I caught this great piece yesterday on the Federalist regarding the life of the real
St. Valentine along with the story of his martyrdom.
The question posed was what might be St. Valentine’s thoughts regarding
today’s modern 21st century’s concept of marriage…?
Would he still sacrifice his life for today’s shifting thoughts on marriage?

Because that’s what St. Valentine did—he gave his life over to martyrdom for
performing Christian marriages— of which ran counter to the pagan thoughts of
marriage throughout Imperial Rome.
He would not bow to Ceaser nor Rome’s pagan gods.

This is a great piece—so please enjoy.
And just remember…there actually remains a real-life story…one of true agape love
which lies buried beneath those roses, chocolates and special romantic
dinners out.

Now off for the Mayorial celebrations!

Would Saint Valentine Be A Christian Martyr For Marriage Again Today?
We can especially feel an intense hostility towards the very idea of marriage that
Saint Valentine represented: the union of one man and one woman, centered on Christ,
and loyal until death.

One of the many legends about Saint Valentine is that he was a Christian priest martyred
by Roman authorities for secretly performing Christian marriages.
We used to think of Saint Valentine as the good guy in that scenario.
Today?
Not so much maybe, given the hostility towards the idea of Christian
marriage in our culture.

Saint Valentine would have committed a double offense by the time he was beheaded
in 270 A.D.
First, he defied Emperor Claudius II’s ban on marriage, a ban intended to create a
larger pool of effective soldiers by preventing young men from becoming attached to wives and families.
Second, as a Christian, Saint Valentine would have refused to bow down to false gods and the state,
and taught his brethren likewise.

The custom of burning incense to the pagan gods and to Caesar would have violated
the conscience of any devout Christian because it would be a public betrayal and rejection of Christ.
In addition, incense is significant in worship.

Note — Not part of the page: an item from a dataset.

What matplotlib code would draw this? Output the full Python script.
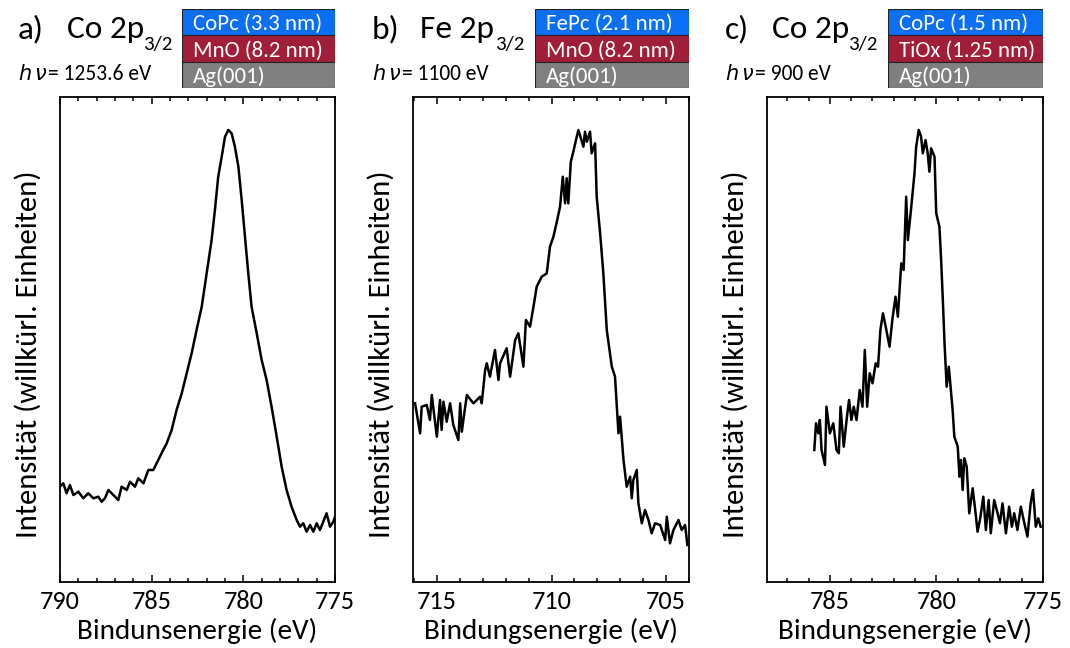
import matplotlib
matplotlib.use("Agg")
import matplotlib.pyplot as plt
from matplotlib.patches import Rectangle

# ---------------- data ----------------
energy_a = [790.0, 789.82, 789.64, 789.46, 789.27, 789.0, 788.73, 788.46, 788.18, 787.91,
            787.73, 787.55, 787.36, 787.09, 786.82, 786.64, 786.36, 786.18, 785.91, 785.73,
            785.45, 785.18, 784.91, 784.73, 784.46, 784.18, 783.91, 783.64, 783.36, 783.09,
            782.82, 782.55, 782.27, 782.0, 781.73, 781.55, 781.37, 781.18, 781.0, 780.82,
            780.64, 780.46, 780.27, 780.09, 779.91, 779.73, 779.55, 779.27, 779.0, 778.73,
            778.46, 778.18, 777.91, 777.64, 777.37, 777.09, 776.91, 776.73, 776.55, 776.36,
            776.18, 776.0, 775.82, 775.64, 775.46, 775.27, 775.09, 775.0]
intensity_a = [95.3, 98.7, 88.7, 97, 87, 90.3, 83.7, 88.7, 83.7, 85.3,
               80.3, 83.7, 92, 87, 82, 95.3, 92, 100.3, 95.3, 103.7,
               98.7, 112, 112, 118.7, 128.7, 138.7, 152, 172, 188.7, 208.7,
               228.7, 252, 275.3, 308.7, 342, 372, 405.3, 425.3, 445.3, 452,
               448.7, 435.3, 415.3, 382, 345.3, 308.7, 275.3, 248.7, 222, 202,
               175.3, 145.3, 115.3, 92, 75.3, 62, 55.3, 58.7, 50.3, 57,
               50.3, 58.7, 52, 60.3, 68.7, 55.3, 60.3, 65.3]

energy_b = [715.96, 715.74, 715.67, 715.45, 715.31, 715.23, 715.01, 714.87, 714.80, 714.72,
            714.58, 714.43, 714.29, 714.07, 713.99, 713.92, 713.70, 713.41, 713.12, 713.05,
            712.90, 712.83, 712.69, 712.47, 712.32, 712.25, 711.96, 711.81, 711.59, 711.45,
            711.23, 711.12, 710.94, 710.79, 710.65, 710.43, 710.21, 710.07, 709.92, 709.77,
            709.63, 709.51, 709.41, 709.34, 709.27, 709.16, 709.05, 708.90, 708.83, 708.61,
            708.54, 708.46, 708.32, 708.25, 708.10, 708.03, 707.88, 707.74, 707.59, 707.37,
            707.23, 707.08, 707.01, 706.94, 706.86, 706.72, 706.57, 706.50, 706.43, 706.28,
            706.21, 706.06, 705.92, 705.77, 705.63, 705.48, 705.26, 705.04, 704.97, 704.83,
            704.68, 704.46, 704.32, 704.17, 704.07]
intensity_b = [178.7, 148.7, 175.3, 177, 162, 187, 145.3, 182, 152, 180.3,
               160.3, 178.7, 157, 142, 178.7, 150.3, 187, 178.7, 185.3, 178.7,
               212, 218.7, 205.3, 232, 202, 218.7, 233.7, 205.3, 242, 248.7,
               215.3, 262, 255.3, 275.3, 295.3, 305.3, 308.7, 335.3, 345.3, 360.3,
               375.3, 405.3, 378.7, 403.7, 378.7, 420.3, 430.3, 445.3, 452, 435.3,
               450.3, 440.3, 450.3, 428.7, 438.7, 385.3, 348.7, 308.7, 252, 215.3,
               205.3, 148.7, 165.3, 145.3, 122, 95.3, 105.3, 83.7, 102, 112,
               78.7, 58.7, 72, 62, 48.7, 58.7, 57, 42, 65.3, 38.7,
               52, 62, 52, 57, 37]

energy_c = [785.73, 785.65, 785.54, 785.47, 785.39, 785.23, 785.16, 785.0, 784.84, 784.69,
            784.58, 784.5, 784.35, 784.19, 784.1, 783.99, 783.88, 783.75, 783.6, 783.47,
            783.36, 783.25, 783.13, 783.0, 782.85, 782.74, 782.63, 782.51, 782.38, 782.2,
            782.07, 781.92, 781.81, 781.65, 781.54, 781.42, 781.34, 781.18, 781.03, 780.95,
            780.83, 780.72, 780.64, 780.51, 780.41, 780.33, 780.25, 780.09, 780.01, 779.86,
            779.78, 779.7, 779.62, 779.52, 779.42, 779.31, 779.24, 779.16, 779.0, 778.92,
            778.85, 778.77, 778.69, 778.58, 778.46, 778.3, 778.18, 778.07, 777.96, 777.8,
            777.68, 777.55, 777.45, 777.29, 777.13, 777.02, 776.9, 776.74, 776.59, 776.46,
            776.35, 776.2, 776.04, 775.89, 775.73, 775.58, 775.47, 775.34, 775.22, 775.11]
intensity_c = [132, 158.7, 148.7, 162, 132, 117, 175.3, 148.7, 158.7, 132,
               128.7, 175.3, 135.3, 167, 182, 162, 175.3, 162, 192, 175.3,
               232, 175.3, 208.7, 198.7, 218.7, 215.3, 252, 268.7, 255.3, 235.3,
               262, 285.3, 265.3, 318.7, 312, 385.3, 342, 375.3, 408.7, 435.3,
               452, 445.3, 428.7, 442, 428.7, 410.3, 433.7, 425.3, 368.7, 355.3,
               322, 282, 238.7, 195.3, 215.3, 188.7, 172, 145.3, 135.3, 105.3,
               122, 92, 123.7, 115.3, 68.7, 93.7, 72, 50.3, 62, 85.3,
               52, 82, 48.7, 82, 68.7, 58.7, 78.7, 48.7, 75.3, 55.3,
               68.7, 52, 75.3, 60.3, 45.3, 78.7, 92, 55.3, 63.7, 55.3]

panel_letters = ["a)", "b)", "c)"]
core_levels = ["Co 2p", "Fe 2p", "Co 2p"]
core_sub = ["3/2", "3/2", "3/2"]
photon_energies = ["= 1253.6 eV", "= 1100 eV", "= 900 eV"]
layers_a = ["CoPc (3.3 nm)", "MnO (8.2 nm)", "Ag(001)"]
layers_b = ["FePc (2.1 nm)", "MnO (8.2 nm)", "Ag(001)"]
layers_c = ["CoPc (1.5 nm)", "TiOx (1.25 nm)", "Ag(001)"]
major_ticks_a = [790, 785, 780, 775]
major_ticks_b = [715, 710, 705]
major_ticks_c = [785, 780, 775]
xlabels = ["Bindunsenergie (eV)", "Bindungsenergie (eV)", "Bindungsenergie (eV)"]
ylabel = "Intensität (willkürl. Einheiten)"

# ---------------- style / layout ----------------
W, H = 1070, 648
FONT = ["Carlito", "Lato", "DejaVu Sans"]
plt.rcParams["font.family"] = FONT
layer_colors = ["#0A6FF2", "#A11E38", "#808080"]

xlims = [(790, 775), (716.05, 704.0), (787.95, 775)]
axes_px = [(60, 97, 335, 582), (413, 97, 689, 582), (767, 97, 1043, 582)]
box_px = [(182, 9, 335, 88), (535, 9, 689, 88), (888, 9, 1043, 88)]
letter_x = [18, 372, 725]
core_x = [67, 420, 772]
sub_x = [143, 495, 848]

fig = plt.figure(figsize=(W / 100, H / 100), dpi=100)


def frect(l, t, r, b):
    return [l / W, 1 - b / H, (r - l) / W, (b - t) / H]


energies = [energy_a, energy_b, energy_c]
intens = [intensity_a, intensity_b, intensity_c]
majors = [major_ticks_a, major_ticks_b, major_ticks_c]
layers = [layers_a, layers_b, layers_c]

for i in range(3):
    ax = fig.add_axes(frect(*axes_px[i]))
    ax.plot(energies[i], intens[i], color="black", lw=1.8)
    ax.set_xlim(*xlims[i])
    ax.set_ylim(0, 485)
    ax.set_xticks(majors[i])
    lo, hi = min(xlims[i]), max(xlims[i])
    ax.set_xticks([v for v in range(int(lo), int(hi) + 1) if v not in majors[i] and lo <= v <= hi], minor=True)
    ax.set_yticks([])
    ax.tick_params(axis="x", which="both", direction="in", top=True, labelsize=19, pad=6, width=1.1)
    ax.tick_params(axis="x", which="major", length=5)
    ax.tick_params(axis="x", which="minor", length=3)
    for s in ax.spines.values():
        s.set_linewidth(1.3)
    ax.set_xlabel(xlabels[i], fontsize=21)
    ax.xaxis.set_label_coords(0.5, -0.074)
    ax.set_ylabel(ylabel, fontsize=22)
    ax.yaxis.set_label_coords(-0.068, 0.47)

    # titles
    fig.text(letter_x[i] / W, 1 - 38 / H, panel_letters[i], fontsize=24, va="baseline", ha="left")
    fig.text(core_x[i] / W, 1 - 38 / H, core_levels[i], fontsize=24, va="baseline", ha="left")
    fig.text(sub_x[i] / W, 1 - 50 / H, core_sub[i], fontsize=15, va="baseline", ha="left")
    fig.text(letter_x[i] / W, 1 - 80 / H, "$h\\,\\nu$", fontsize=15, va="baseline", ha="left")
    fig.text((letter_x[i] + 30) / W, 1 - 80 / H, photon_energies[i], fontsize=15.5, va="baseline", ha="left")

    # layer stack box
    bx = fig.add_axes(frect(*box_px[i]))
    bx.set_xlim(0, 1)
    bx.set_ylim(0, 3)
    bx.axis("off")
    for k in range(3):
        y0 = 2 - k
        bx.add_patch(Rectangle((0, y0), 1, 1, facecolor=layer_colors[k], edgecolor="#222222", lw=0.8))
        bx.text(0.07, y0 + 0.42, layers[i][k], color="white", fontsize=16.5, va="center", ha="left", clip_on=True)

fig.savefig("out.png", dpi=100)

When the custom was in force, the authorities didn’t actually require anyone to
believe in the gods, but simply to go through the motions.
They thought it was no big deal. But it was a very big deal,
because the point was to enforce conformity and capture people’s consciences.

That’s not to say Christians uniformly resisted. Most likely obeyed,
while those who resisted were persecuted, even put to death.
Needless to say, this caused some division among Christians.

Christians during the great persecutions had a special example of
steadfastness in Polycarp, bishop of Smyrna, who was 86 when he was arrested
and martyred around the year 155. According to tradition, when brought to judgment,
the Roman proconsul was astonished to see in Saint Polycarp a venerable old man
he did not want to execute.

So he offered him what he thought was a generous out: if Polycarp would just
toss a teensy pinch of incense (not even noticeable) to Caesar, then he would be set free.
Of course, Polycarp would have none of that. So he was burned alive instead.
Sacrificial Love versus Shiny Object Love

There are plenty of other legends about Valentine and other saints.
The point is that Valentine’s Day originated as a celebration of the sacrificial love
upon which Christian marriage is based. To “be true” is to be willing to make the
ultimate sacrifice for someone, and to proclaim that love for better or for worse, until death.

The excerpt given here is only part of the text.